Nolan believes so much in us he doesn't patronize or pander with only the "feel-good." Although he creates hugely expensive tentpole blockbusters, his canon isn't watered down for mass appeal. As we saw in the last two chapters of his "Dark Knight" trilogy and 2010's "Inception", Nolan gambles big on this faith with hugely complicated (in a good way) stories that that have Big Things to say about the human condition, our place in the universe, and our unlimited potential for decency and to make better or save humanity.
Just tell me it is not about global warming, and that would make me go see it. :)
Is it about evil white people killing polar bears and space or just about space and people?

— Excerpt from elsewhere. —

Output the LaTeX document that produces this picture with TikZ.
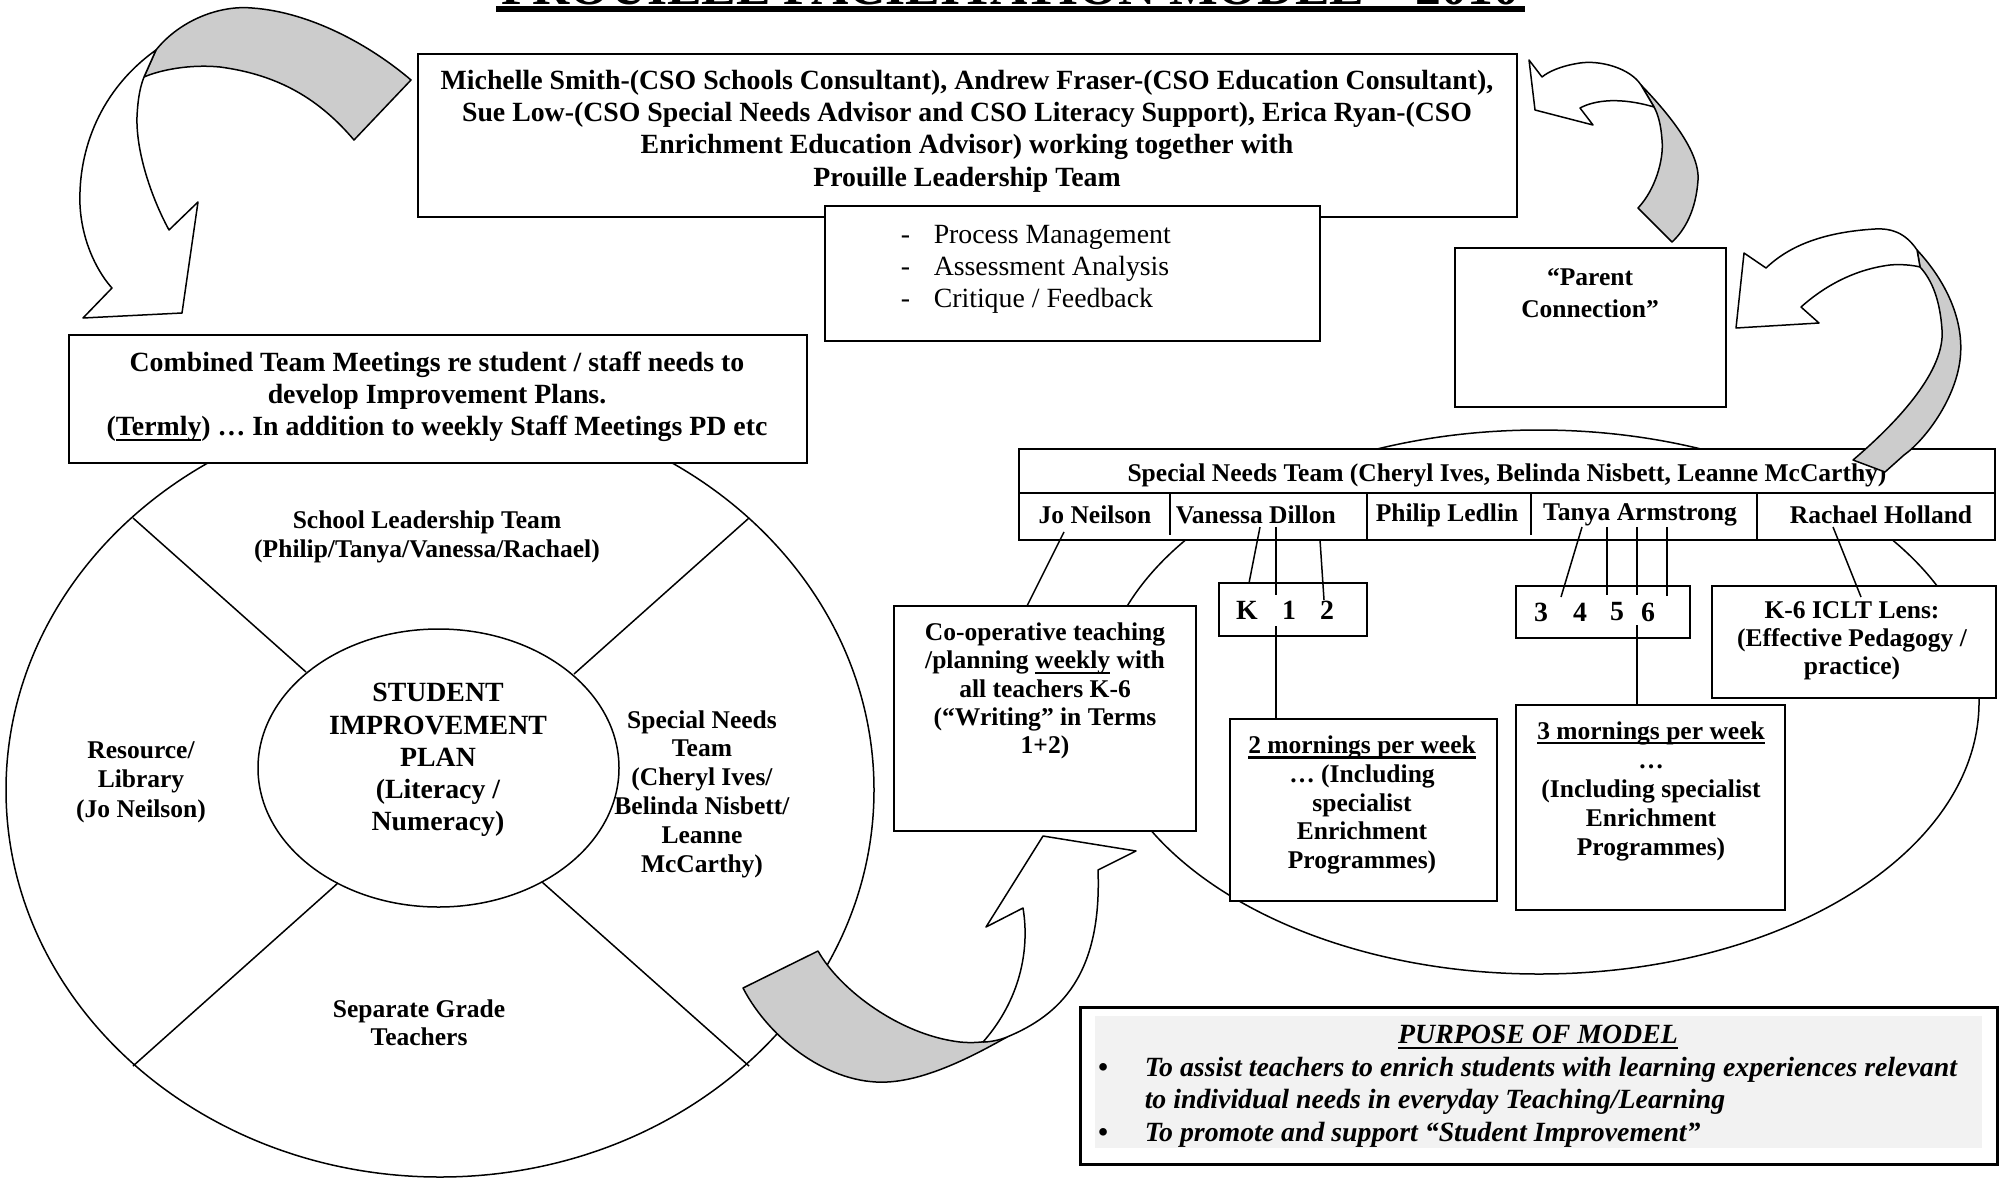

Son and DIL went to see it last night. The LOVED it! Me and grandpa will wait until it comes out on Netflix. Son really wants us to see it. He said it’s family friendly. That’s a great plus.
In the 1950s and 1960s it was 25 cents to go to the movie, 75 cents if you were 12 or older. Drive in was $1.00 per car. Cokes were 5 cents....
My brother and I went to see it, and overall, we both didn’t think much of the movie, although there we elements of it that we did enjoy.
I did enjoy the conversation the main character had with the school officials about his child, but they managed to balance that out with dialogue that made it clear the people who wrote the screenplay had liberal points of view on many things.
I didn’t think the acting was all that much better than “Gravity”, and that isn’t a compliment, but the special effects in “Gravity” were VERY good, in my opinion. (One caveat: watching it in 2D was boring...I got the 2D version from the library thinking I could watch it in 3D, but it didn’t have that on the video, only the 2D version, and I re-watched the parts with good special effects, and without those in 3D, you actually started hearing what the actors said and how they said it, and...that was it. Couldn’t watch anymore after that.
On the other hand, I am a sucker for good footage of rocket stages falling away back to earth, and they had a few of those in “Interstellar”.